→ **REQUEST**
Retype the data that follows line by line, exactly, and leave its pictures out.

→ **DATA LINES**
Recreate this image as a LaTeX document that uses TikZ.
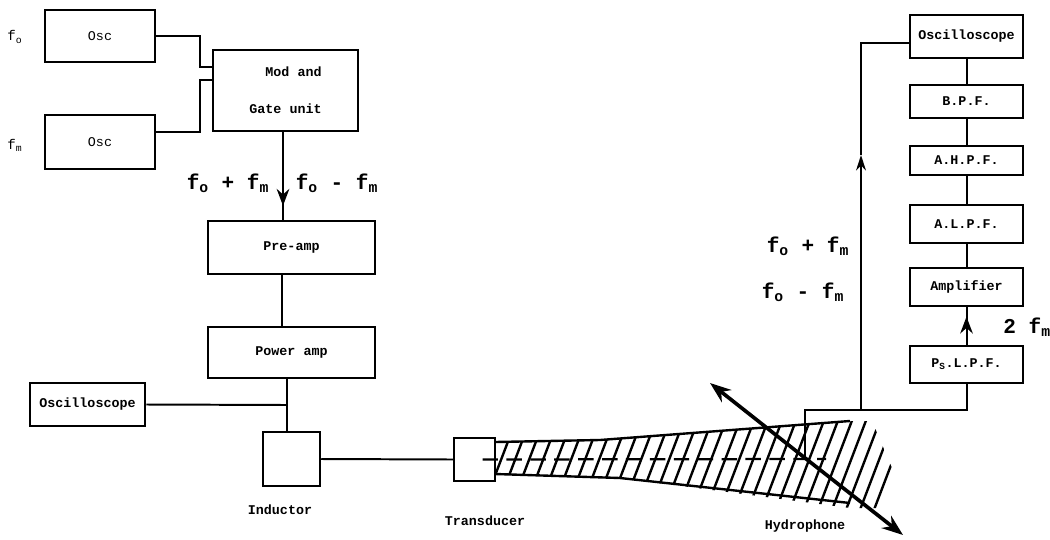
\documentclass[tikz,border=0pt]{standalone}
\usepackage{fontspec}
\setmonofont{Liberation Mono}
\usetikzlibrary{arrows.meta}
\usetikzlibrary{decorations.markings}

\begin{document}
\begin{tikzpicture}[
        x = 0.025cm,
        y = -0.025cm,
        blk/.style = {
            draw,
            line width = 1.9pt,
            font = \ttfamily\bfseries\fontsize{9.5}{11}\selectfont,
            inner sep = 0pt
        },
        wire/.style = {line width = 1.4pt},
        hatch/.style = {line width = 1.7pt},
        lbl/.style = {font = \ttfamily\bfseries\fontsize{9.5}{11}\selectfont},
        freq/.style = {font = \ttfamily\bfseries\fontsize{15}{17}\selectfont},
        midtip/.style = {
            postaction = {decorate},
            decoration = {markings,
                mark = at position #1 with {\arrow{Stealth[length=12pt, width=9pt, inset=4pt]}}}
        }
    ]
    \useasboundingbox (0,0) rectangle (1050,539);
    % oscillators and modulator
    \node[blk, minimum width=2.75cm, minimum height=1.3cm,
          font=\ttfamily\fontsize{9.5}{11}\selectfont] (oscA) at (100,36) {Osc};
    \node[blk, minimum width=2.75cm, minimum height=1.35cm,
          font=\ttfamily\fontsize{9.5}{11}\selectfont] (oscB) at (100,142) {Osc};
    \node[font=\ttfamily\fontsize{10}{11}\selectfont] (fo) at (15,37) {f\textsubscript{o}};
    \node[font=\ttfamily\fontsize{10}{11}\selectfont] (fm) at (15,145) {f\textsubscript{m}};
    \node[blk, minimum width=3.62cm, minimum height=2.02cm, align=right] (modgate) at (285.5,90.5)
        {Mod and\\[15pt]Gate unit};
    % transmit chain
    \node[blk, minimum width=4.17cm, minimum height=1.32cm] (preamp) at (291.5,247.5) {Pre-amp};
    \node[blk, minimum width=4.17cm, minimum height=1.27cm] (poweramp) at (291.5,352.5) {Power amp};
    \node[blk, minimum width=2.87cm, minimum height=1.07cm] (scopeL) at (87.5,404.5) {Oscilloscope};
    \node[blk, minimum width=1.42cm, minimum height=1.35cm] (inductor) at (291.5,459) {};
    \node[blk, minimum width=1.02cm, minimum height=1.07cm] (transducer) at (474.5,459.5) {};
    \node[lbl] (indlbl) at (280,510) {Inductor};
    \node[lbl] (trlbl) at (485,521) {Transducer};
    \node[lbl] (hydlbl) at (805,526) {Hydrophone};
    % receive chain
    \node[blk, minimum width=2.82cm, minimum height=1.07cm] (scopeR) at (966.5,36.5) {Oscilloscope};
    \node[blk, minimum width=2.82cm, minimum height=0.82cm] (bpf) at (966.5,101.5) {B.P.F.};
    \node[blk, minimum width=2.82cm, minimum height=0.72cm] (ahpf) at (966.5,160.5) {A.H.P.F.};
    \node[blk, minimum width=2.82cm, minimum height=0.95cm] (alpf) at (966.5,224) {A.L.P.F.};
    \node[blk, minimum width=2.82cm, minimum height=0.95cm] (amp) at (966.5,287) {Amplifier};
    \node[blk, minimum width=2.82cm, minimum height=0.92cm] (pslpf) at (966.5,364.5) {P\textsubscript{S}.L.P.F.};
    % frequency labels
    \node[freq] (sumL) at (228,183) {f\textsubscript{o} + f\textsubscript{m}};
    \node[freq] (difL) at (337,183) {f\textsubscript{o} - f\textsubscript{m}};
    \node[freq] (sumR) at (808,246) {f\textsubscript{o} + f\textsubscript{m}};
    \node[freq] (difR) at (803,292) {f\textsubscript{o} - f\textsubscript{m}};
    \node[freq, anchor=west, inner sep=0pt] (twofm) at (1003,327) {2 f\textsubscript{m}};
    % junction points
    \coordinate (jn) at (287,405);
    \coordinate (hyd) at (805,458);
    \coordinate (hydtop) at (805,410);
    \coordinate (tap) at (861,410);
    \coordinate (uparr) at (861,155);
    %
    \draw[wire] (oscA.east) -| (200,67) -- (modgate.west |- 0,67);
    \draw[wire] ([yshift=7pt]oscB.east) -| (200,80) -- (modgate.west |- 0,80);
    \draw[wire, midtip=0.84] (modgate.south -| 283,0) -- (preamp.north -| 283,0);
    \draw[wire] (preamp.south -| 282,0) -- (poweramp.north -| 282,0);
    \draw[wire] (poweramp.south -| jn) -- (inductor.north -| jn);
    \draw[wire] (scopeL.east) -- (jn);
    \draw[wire] (inductor.east) -- (transducer.west);
    %
    \draw[wire] (hyd) -- (hydtop) -| (pslpf.south);
    \draw[wire, -{Stealth[length=11pt, width=7pt]}] (tap) -- (uparr);
    \draw[wire] (uparr) |- ([yshift=-4.5pt]scopeR.west);
    \draw[wire, midtip=0.75] (pslpf.north) -- (amp.south);
    \draw[wire] (amp.north) -- (alpf.south);
    \draw[wire] (alpf.north) -- (ahpf.south);
    \draw[wire] (ahpf.north) -- (bpf.south);
    \draw[wire] (bpf.north) -- (scopeR.south);
    % sound beam
    \draw[hatch] (495,442) -- (600,440) -- (850,421);
    \draw[hatch] (495,474) -- (620,478) -- (850,503);
    \begin{scope}
        \clip (495,442) -- (600,440) -- (850,421) -- (872,421) -- (895,475)
              -- (886,508) -- (850,508) -- (620,478) -- (495,474) -- cycle;
        \foreach \k in {0,...,30}
            \draw[hatch] (480+14*\k,515) -- ++(40,-105);
    \end{scope}
    \draw[wire, line width=1.6pt, dash pattern=on 11pt off 6pt] (transducer.center) ++(8,0) -- (826,459);
    \draw[line width=2.6pt, {Stealth[length=15pt, width=11pt]}-{Stealth[length=15pt, width=11pt]}]
        (710,383) -- (hyd) -- (903,535);
\end{tikzpicture}
\end{document}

→ **FULL SOLUTION**
Recreate this image as a LaTeX document that uses TikZ.
\documentclass[tikz,border=0pt]{standalone}
\usepackage{fontspec}
\setmonofont{Liberation Mono}
\usetikzlibrary{arrows.meta}
\usetikzlibrary{decorations.markings}

\begin{document}
\begin{tikzpicture}[
        x = 0.025cm,
        y = -0.025cm,
        blk/.style = {
            draw,
            line width = 1.9pt,
            font = \ttfamily\bfseries\fontsize{9.5}{11}\selectfont,
            inner sep = 0pt
        },
        wire/.style = {line width = 1.4pt},
        hatch/.style = {line width = 1.7pt},
        lbl/.style = {font = \ttfamily\bfseries\fontsize{9.5}{11}\selectfont},
        freq/.style = {font = \ttfamily\bfseries\fontsize{15}{17}\selectfont},
        midtip/.style = {
            postaction = {decorate},
            decoration = {markings,
                mark = at position #1 with {\arrow{Stealth[length=12pt, width=9pt, inset=4pt]}}}
        }
    ]
    \useasboundingbox (0,0) rectangle (1050,539);
    % oscillators and modulator
    \node[blk, minimum width=2.75cm, minimum height=1.3cm,
          font=\ttfamily\fontsize{9.5}{11}\selectfont] (oscA) at (100,36) {Osc};
    \node[blk, minimum width=2.75cm, minimum height=1.35cm,
          font=\ttfamily\fontsize{9.5}{11}\selectfont] (oscB) at (100,142) {Osc};
    \node[font=\ttfamily\fontsize{10}{11}\selectfont] (fo) at (15,37) {f\textsubscript{o}};
    \node[font=\ttfamily\fontsize{10}{11}\selectfont] (fm) at (15,145) {f\textsubscript{m}};
    \node[blk, minimum width=3.62cm, minimum height=2.02cm, align=right] (modgate) at (285.5,90.5)
        {Mod and\\[15pt]Gate unit};
    % transmit chain
    \node[blk, minimum width=4.17cm, minimum height=1.32cm] (preamp) at (291.5,247.5) {Pre-amp};
    \node[blk, minimum width=4.17cm, minimum height=1.27cm] (poweramp) at (291.5,352.5) {Power amp};
    \node[blk, minimum width=2.87cm, minimum height=1.07cm] (scopeL) at (87.5,404.5) {Oscilloscope};
    \node[blk, minimum width=1.42cm, minimum height=1.35cm] (inductor) at (291.5,459) {};
    \node[blk, minimum width=1.02cm, minimum height=1.07cm] (transducer) at (474.5,459.5) {};
    \node[lbl] (indlbl) at (280,510) {Inductor};
    \node[lbl] (trlbl) at (485,521) {Transducer};
    \node[lbl] (hydlbl) at (805,526) {Hydrophone};
    % receive chain
    \node[blk, minimum width=2.82cm, minimum height=1.07cm] (scopeR) at (966.5,36.5) {Oscilloscope};
    \node[blk, minimum width=2.82cm, minimum height=0.82cm] (bpf) at (966.5,101.5) {B.P.F.};
    \node[blk, minimum width=2.82cm, minimum height=0.72cm] (ahpf) at (966.5,160.5) {A.H.P.F.};
    \node[blk, minimum width=2.82cm, minimum height=0.95cm] (alpf) at (966.5,224) {A.L.P.F.};
    \node[blk, minimum width=2.82cm, minimum height=0.95cm] (amp) at (966.5,287) {Amplifier};
    \node[blk, minimum width=2.82cm, minimum height=0.92cm] (pslpf) at (966.5,364.5) {P\textsubscript{S}.L.P.F.};
    % frequency labels
    \node[freq] (sumL) at (228,183) {f\textsubscript{o} + f\textsubscript{m}};
    \node[freq] (difL) at (337,183) {f\textsubscript{o} - f\textsubscript{m}};
    \node[freq] (sumR) at (808,246) {f\textsubscript{o} + f\textsubscript{m}};
    \node[freq] (difR) at (803,292) {f\textsubscript{o} - f\textsubscript{m}};
    \node[freq, anchor=west, inner sep=0pt] (twofm) at (1003,327) {2 f\textsubscript{m}};
    % junction points
    \coordinate (jn) at (287,405);
    \coordinate (hyd) at (805,458);
    \coordinate (hydtop) at (805,410);
    \coordinate (tap) at (861,410);
    \coordinate (uparr) at (861,155);
    %
    \draw[wire] (oscA.east) -| (200,67) -- (modgate.west |- 0,67);
    \draw[wire] ([yshift=7pt]oscB.east) -| (200,80) -- (modgate.west |- 0,80);
    \draw[wire, midtip=0.84] (modgate.south -| 283,0) -- (preamp.north -| 283,0);
    \draw[wire] (preamp.south -| 282,0) -- (poweramp.north -| 282,0);
    \draw[wire] (poweramp.south -| jn) -- (inductor.north -| jn);
    \draw[wire] (scopeL.east) -- (jn);
    \draw[wire] (inductor.east) -- (transducer.west);
    %
    \draw[wire] (hyd) -- (hydtop) -| (pslpf.south);
    \draw[wire, -{Stealth[length=11pt, width=7pt]}] (tap) -- (uparr);
    \draw[wire] (uparr) |- ([yshift=-4.5pt]scopeR.west);
    \draw[wire, midtip=0.75] (pslpf.north) -- (amp.south);
    \draw[wire] (amp.north) -- (alpf.south);
    \draw[wire] (alpf.north) -- (ahpf.south);
    \draw[wire] (ahpf.north) -- (bpf.south);
    \draw[wire] (bpf.north) -- (scopeR.south);
    % sound beam
    \draw[hatch] (495,442) -- (600,440) -- (850,421);
    \draw[hatch] (495,474) -- (620,478) -- (850,503);
    \begin{scope}
        \clip (495,442) -- (600,440) -- (850,421) -- (872,421) -- (895,475)
              -- (886,508) -- (850,508) -- (620,478) -- (495,474) -- cycle;
        \foreach \k in {0,...,30}
            \draw[hatch] (480+14*\k,515) -- ++(40,-105);
    \end{scope}
    \draw[wire, line width=1.6pt, dash pattern=on 11pt off 6pt] (transducer.center) ++(8,0) -- (826,459);
    \draw[line width=2.6pt, {Stealth[length=15pt, width=11pt]}-{Stealth[length=15pt, width=11pt]}]
        (710,383) -- (hyd) -- (903,535);
\end{tikzpicture}
\end{document}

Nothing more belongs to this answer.